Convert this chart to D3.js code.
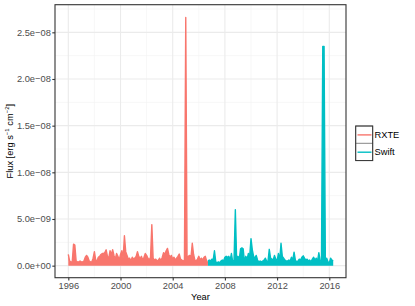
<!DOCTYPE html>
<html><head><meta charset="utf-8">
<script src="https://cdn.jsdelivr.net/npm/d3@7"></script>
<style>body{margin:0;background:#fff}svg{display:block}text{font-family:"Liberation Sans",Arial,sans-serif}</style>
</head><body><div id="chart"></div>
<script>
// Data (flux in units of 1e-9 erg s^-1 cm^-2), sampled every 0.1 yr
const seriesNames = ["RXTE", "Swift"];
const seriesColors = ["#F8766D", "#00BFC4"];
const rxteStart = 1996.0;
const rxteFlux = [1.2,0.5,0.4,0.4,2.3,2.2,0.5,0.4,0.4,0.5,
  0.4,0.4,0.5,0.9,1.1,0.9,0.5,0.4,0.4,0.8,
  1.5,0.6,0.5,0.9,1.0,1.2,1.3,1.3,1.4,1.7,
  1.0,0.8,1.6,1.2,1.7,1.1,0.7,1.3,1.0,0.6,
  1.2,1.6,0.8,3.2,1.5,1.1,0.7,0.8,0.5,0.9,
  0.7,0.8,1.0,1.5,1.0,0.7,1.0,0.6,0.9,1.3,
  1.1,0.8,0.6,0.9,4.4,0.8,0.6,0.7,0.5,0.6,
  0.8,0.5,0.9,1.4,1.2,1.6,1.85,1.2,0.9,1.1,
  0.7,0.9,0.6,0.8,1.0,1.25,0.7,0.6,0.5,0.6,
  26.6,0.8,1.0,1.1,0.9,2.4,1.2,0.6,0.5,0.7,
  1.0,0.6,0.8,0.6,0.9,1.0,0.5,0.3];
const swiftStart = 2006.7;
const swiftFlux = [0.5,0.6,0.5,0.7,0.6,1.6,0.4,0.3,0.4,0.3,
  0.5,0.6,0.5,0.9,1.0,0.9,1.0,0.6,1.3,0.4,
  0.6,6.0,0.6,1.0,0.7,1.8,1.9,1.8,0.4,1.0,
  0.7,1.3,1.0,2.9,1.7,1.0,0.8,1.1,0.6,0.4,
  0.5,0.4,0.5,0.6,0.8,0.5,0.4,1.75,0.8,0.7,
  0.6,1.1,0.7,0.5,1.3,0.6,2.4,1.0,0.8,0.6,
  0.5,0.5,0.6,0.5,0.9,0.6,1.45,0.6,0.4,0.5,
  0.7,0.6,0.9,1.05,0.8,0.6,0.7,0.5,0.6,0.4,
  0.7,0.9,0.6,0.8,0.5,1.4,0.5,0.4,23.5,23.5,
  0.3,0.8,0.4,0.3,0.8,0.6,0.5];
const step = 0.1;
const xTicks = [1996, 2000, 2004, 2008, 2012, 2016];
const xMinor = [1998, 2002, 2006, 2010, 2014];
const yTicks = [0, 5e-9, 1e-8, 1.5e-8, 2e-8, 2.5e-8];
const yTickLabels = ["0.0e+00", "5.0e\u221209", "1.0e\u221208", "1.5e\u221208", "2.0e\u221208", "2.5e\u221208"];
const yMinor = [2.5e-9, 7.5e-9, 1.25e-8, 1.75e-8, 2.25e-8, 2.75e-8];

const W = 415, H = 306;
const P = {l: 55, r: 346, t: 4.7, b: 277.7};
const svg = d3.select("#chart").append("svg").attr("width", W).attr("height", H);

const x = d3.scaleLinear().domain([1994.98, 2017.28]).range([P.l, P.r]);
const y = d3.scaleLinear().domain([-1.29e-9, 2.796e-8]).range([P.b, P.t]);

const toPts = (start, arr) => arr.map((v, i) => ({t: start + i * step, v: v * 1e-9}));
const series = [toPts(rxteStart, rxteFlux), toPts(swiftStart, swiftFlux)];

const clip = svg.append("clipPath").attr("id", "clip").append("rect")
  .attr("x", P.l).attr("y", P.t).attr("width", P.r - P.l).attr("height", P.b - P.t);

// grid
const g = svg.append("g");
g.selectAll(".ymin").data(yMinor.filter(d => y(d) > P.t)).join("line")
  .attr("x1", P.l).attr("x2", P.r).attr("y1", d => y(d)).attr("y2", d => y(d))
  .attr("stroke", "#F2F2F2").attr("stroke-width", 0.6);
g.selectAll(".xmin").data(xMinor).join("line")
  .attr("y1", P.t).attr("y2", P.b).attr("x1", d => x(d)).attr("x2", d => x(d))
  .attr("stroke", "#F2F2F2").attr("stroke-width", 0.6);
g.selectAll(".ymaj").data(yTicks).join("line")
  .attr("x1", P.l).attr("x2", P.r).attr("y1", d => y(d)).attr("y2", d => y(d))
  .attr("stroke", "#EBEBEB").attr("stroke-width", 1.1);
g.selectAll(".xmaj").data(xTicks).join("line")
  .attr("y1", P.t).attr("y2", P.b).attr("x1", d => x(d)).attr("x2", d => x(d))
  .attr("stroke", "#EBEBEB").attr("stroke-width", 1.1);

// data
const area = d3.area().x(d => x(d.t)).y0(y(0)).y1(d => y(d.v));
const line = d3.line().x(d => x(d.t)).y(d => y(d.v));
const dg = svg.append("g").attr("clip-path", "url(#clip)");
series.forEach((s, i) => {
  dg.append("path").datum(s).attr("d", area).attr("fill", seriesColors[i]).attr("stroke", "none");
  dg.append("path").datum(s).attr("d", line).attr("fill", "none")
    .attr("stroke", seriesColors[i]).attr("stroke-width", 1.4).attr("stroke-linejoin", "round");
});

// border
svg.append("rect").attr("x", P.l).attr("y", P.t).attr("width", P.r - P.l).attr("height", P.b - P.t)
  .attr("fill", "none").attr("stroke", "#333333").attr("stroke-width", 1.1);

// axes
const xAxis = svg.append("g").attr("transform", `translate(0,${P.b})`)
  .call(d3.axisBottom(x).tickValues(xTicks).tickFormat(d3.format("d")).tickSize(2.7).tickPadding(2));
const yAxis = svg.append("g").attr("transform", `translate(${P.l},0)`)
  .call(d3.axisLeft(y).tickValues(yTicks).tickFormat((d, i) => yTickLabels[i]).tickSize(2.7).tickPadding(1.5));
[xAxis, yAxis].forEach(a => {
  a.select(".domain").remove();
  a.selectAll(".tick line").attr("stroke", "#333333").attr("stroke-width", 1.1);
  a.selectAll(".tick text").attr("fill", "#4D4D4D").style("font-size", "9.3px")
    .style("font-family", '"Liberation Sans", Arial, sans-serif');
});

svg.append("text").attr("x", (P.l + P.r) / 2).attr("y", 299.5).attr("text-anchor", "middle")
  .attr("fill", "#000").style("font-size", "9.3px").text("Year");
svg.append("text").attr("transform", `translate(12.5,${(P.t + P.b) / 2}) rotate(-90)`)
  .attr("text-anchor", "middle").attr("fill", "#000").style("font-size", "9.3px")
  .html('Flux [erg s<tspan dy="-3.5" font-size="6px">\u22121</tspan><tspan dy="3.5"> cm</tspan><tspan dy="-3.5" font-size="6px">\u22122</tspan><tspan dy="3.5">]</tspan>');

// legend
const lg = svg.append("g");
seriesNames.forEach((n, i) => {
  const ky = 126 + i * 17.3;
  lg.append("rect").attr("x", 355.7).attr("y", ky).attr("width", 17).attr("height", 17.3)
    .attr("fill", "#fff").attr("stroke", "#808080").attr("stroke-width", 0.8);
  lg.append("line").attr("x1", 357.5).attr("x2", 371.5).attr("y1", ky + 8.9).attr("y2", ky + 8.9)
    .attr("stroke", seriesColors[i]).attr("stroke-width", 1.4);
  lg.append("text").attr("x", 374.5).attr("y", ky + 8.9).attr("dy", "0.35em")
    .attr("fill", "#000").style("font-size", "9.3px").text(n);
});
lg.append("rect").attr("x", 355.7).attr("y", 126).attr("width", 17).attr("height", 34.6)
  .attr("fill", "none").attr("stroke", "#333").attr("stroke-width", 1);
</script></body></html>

Exercise prompt:
Copy out the data above exactly, except the pictures.

Finished exercise:
Convert this chart to D3.js code.
<!DOCTYPE html>
<html><head><meta charset="utf-8">
<script src="https://cdn.jsdelivr.net/npm/d3@7"></script>
<style>body{margin:0;background:#fff}svg{display:block}text{font-family:"Liberation Sans",Arial,sans-serif}</style>
</head><body><div id="chart"></div>
<script>
// Data (flux in units of 1e-9 erg s^-1 cm^-2), sampled every 0.1 yr
const seriesNames = ["RXTE", "Swift"];
const seriesColors = ["#F8766D", "#00BFC4"];
const rxteStart = 1996.0;
const rxteFlux = [1.2,0.5,0.4,0.4,2.3,2.2,0.5,0.4,0.4,0.5,
  0.4,0.4,0.5,0.9,1.1,0.9,0.5,0.4,0.4,0.8,
  1.5,0.6,0.5,0.9,1.0,1.2,1.3,1.3,1.4,1.7,
  1.0,0.8,1.6,1.2,1.7,1.1,0.7,1.3,1.0,0.6,
  1.2,1.6,0.8,3.2,1.5,1.1,0.7,0.8,0.5,0.9,
  0.7,0.8,1.0,1.5,1.0,0.7,1.0,0.6,0.9,1.3,
  1.1,0.8,0.6,0.9,4.4,0.8,0.6,0.7,0.5,0.6,
  0.8,0.5,0.9,1.4,1.2,1.6,1.85,1.2,0.9,1.1,
  0.7,0.9,0.6,0.8,1.0,1.25,0.7,0.6,0.5,0.6,
  26.6,0.8,1.0,1.1,0.9,2.4,1.2,0.6,0.5,0.7,
  1.0,0.6,0.8,0.6,0.9,1.0,0.5,0.3];
const swiftStart = 2006.7;
const swiftFlux = [0.5,0.6,0.5,0.7,0.6,1.6,0.4,0.3,0.4,0.3,
  0.5,0.6,0.5,0.9,1.0,0.9,1.0,0.6,1.3,0.4,
  0.6,6.0,0.6,1.0,0.7,1.8,1.9,1.8,0.4,1.0,
  0.7,1.3,1.0,2.9,1.7,1.0,0.8,1.1,0.6,0.4,
  0.5,0.4,0.5,0.6,0.8,0.5,0.4,1.75,0.8,0.7,
  0.6,1.1,0.7,0.5,1.3,0.6,2.4,1.0,0.8,0.6,
  0.5,0.5,0.6,0.5,0.9,0.6,1.45,0.6,0.4,0.5,
  0.7,0.6,0.9,1.05,0.8,0.6,0.7,0.5,0.6,0.4,
  0.7,0.9,0.6,0.8,0.5,1.4,0.5,0.4,23.5,23.5,
  0.3,0.8,0.4,0.3,0.8,0.6,0.5];
const step = 0.1;
const xTicks = [1996, 2000, 2004, 2008, 2012, 2016];
const xMinor = [1998, 2002, 2006, 2010, 2014];
const yTicks = [0, 5e-9, 1e-8, 1.5e-8, 2e-8, 2.5e-8];
const yTickLabels = ["0.0e+00", "5.0e\u221209", "1.0e\u221208", "1.5e\u221208", "2.0e\u221208", "2.5e\u221208"];
const yMinor = [2.5e-9, 7.5e-9, 1.25e-8, 1.75e-8, 2.25e-8, 2.75e-8];

const W = 415, H = 306;
const P = {l: 55, r: 346, t: 4.7, b: 277.7};
const svg = d3.select("#chart").append("svg").attr("width", W).attr("height", H);

const x = d3.scaleLinear().domain([1994.98, 2017.28]).range([P.l, P.r]);
const y = d3.scaleLinear().domain([-1.29e-9, 2.796e-8]).range([P.b, P.t]);

const toPts = (start, arr) => arr.map((v, i) => ({t: start + i * step, v: v * 1e-9}));
const series = [toPts(rxteStart, rxteFlux), toPts(swiftStart, swiftFlux)];

const clip = svg.append("clipPath").attr("id", "clip").append("rect")
  .attr("x", P.l).attr("y", P.t).attr("width", P.r - P.l).attr("height", P.b - P.t);

// grid
const g = svg.append("g");
g.selectAll(".ymin").data(yMinor.filter(d => y(d) > P.t)).join("line")
  .attr("x1", P.l).attr("x2", P.r).attr("y1", d => y(d)).attr("y2", d => y(d))
  .attr("stroke", "#F2F2F2").attr("stroke-width", 0.6);
g.selectAll(".xmin").data(xMinor).join("line")
  .attr("y1", P.t).attr("y2", P.b).attr("x1", d => x(d)).attr("x2", d => x(d))
  .attr("stroke", "#F2F2F2").attr("stroke-width", 0.6);
g.selectAll(".ymaj").data(yTicks).join("line")
  .attr("x1", P.l).attr("x2", P.r).attr("y1", d => y(d)).attr("y2", d => y(d))
  .attr("stroke", "#EBEBEB").attr("stroke-width", 1.1);
g.selectAll(".xmaj").data(xTicks).join("line")
  .attr("y1", P.t).attr("y2", P.b).attr("x1", d => x(d)).attr("x2", d => x(d))
  .attr("stroke", "#EBEBEB").attr("stroke-width", 1.1);

// data
const area = d3.area().x(d => x(d.t)).y0(y(0)).y1(d => y(d.v));
const line = d3.line().x(d => x(d.t)).y(d => y(d.v));
const dg = svg.append("g").attr("clip-path", "url(#clip)");
series.forEach((s, i) => {
  dg.append("path").datum(s).attr("d", area).attr("fill", seriesColors[i]).attr("stroke", "none");
  dg.append("path").datum(s).attr("d", line).attr("fill", "none")
    .attr("stroke", seriesColors[i]).attr("stroke-width", 1.4).attr("stroke-linejoin", "round");
});

// border
svg.append("rect").attr("x", P.l).attr("y", P.t).attr("width", P.r - P.l).attr("height", P.b - P.t)
  .attr("fill", "none").attr("stroke", "#333333").attr("stroke-width", 1.1);

// axes
const xAxis = svg.append("g").attr("transform", `translate(0,${P.b})`)
  .call(d3.axisBottom(x).tickValues(xTicks).tickFormat(d3.format("d")).tickSize(2.7).tickPadding(2));
const yAxis = svg.append("g").attr("transform", `translate(${P.l},0)`)
  .call(d3.axisLeft(y).tickValues(yTicks).tickFormat((d, i) => yTickLabels[i]).tickSize(2.7).tickPadding(1.5));
[xAxis, yAxis].forEach(a => {
  a.select(".domain").remove();
  a.selectAll(".tick line").attr("stroke", "#333333").attr("stroke-width", 1.1);
  a.selectAll(".tick text").attr("fill", "#4D4D4D").style("font-size", "9.3px")
    .style("font-family", '"Liberation Sans", Arial, sans-serif');
});

svg.append("text").attr("x", (P.l + P.r) / 2).attr("y", 299.5).attr("text-anchor", "middle")
  .attr("fill", "#000").style("font-size", "9.3px").text("Year");
svg.append("text").attr("transform", `translate(12.5,${(P.t + P.b) / 2}) rotate(-90)`)
  .attr("text-anchor", "middle").attr("fill", "#000").style("font-size", "9.3px")
  .html('Flux [erg s<tspan dy="-3.5" font-size="6px">\u22121</tspan><tspan dy="3.5"> cm</tspan><tspan dy="-3.5" font-size="6px">\u22122</tspan><tspan dy="3.5">]</tspan>');

// legend
const lg = svg.append("g");
seriesNames.forEach((n, i) => {
  const ky = 126 + i * 17.3;
  lg.append("rect").attr("x", 355.7).attr("y", ky).attr("width", 17).attr("height", 17.3)
    .attr("fill", "#fff").attr("stroke", "#808080").attr("stroke-width", 0.8);
  lg.append("line").attr("x1", 357.5).attr("x2", 371.5).attr("y1", ky + 8.9).attr("y2", ky + 8.9)
    .attr("stroke", seriesColors[i]).attr("stroke-width", 1.4);
  lg.append("text").attr("x", 374.5).attr("y", ky + 8.9).attr("dy", "0.35em")
    .attr("fill", "#000").style("font-size", "9.3px").text(n);
});
lg.append("rect").attr("x", 355.7).attr("y", 126).attr("width", 17).attr("height", 34.6)
  .attr("fill", "none").attr("stroke", "#333").attr("stroke-width", 1);
</script></body></html>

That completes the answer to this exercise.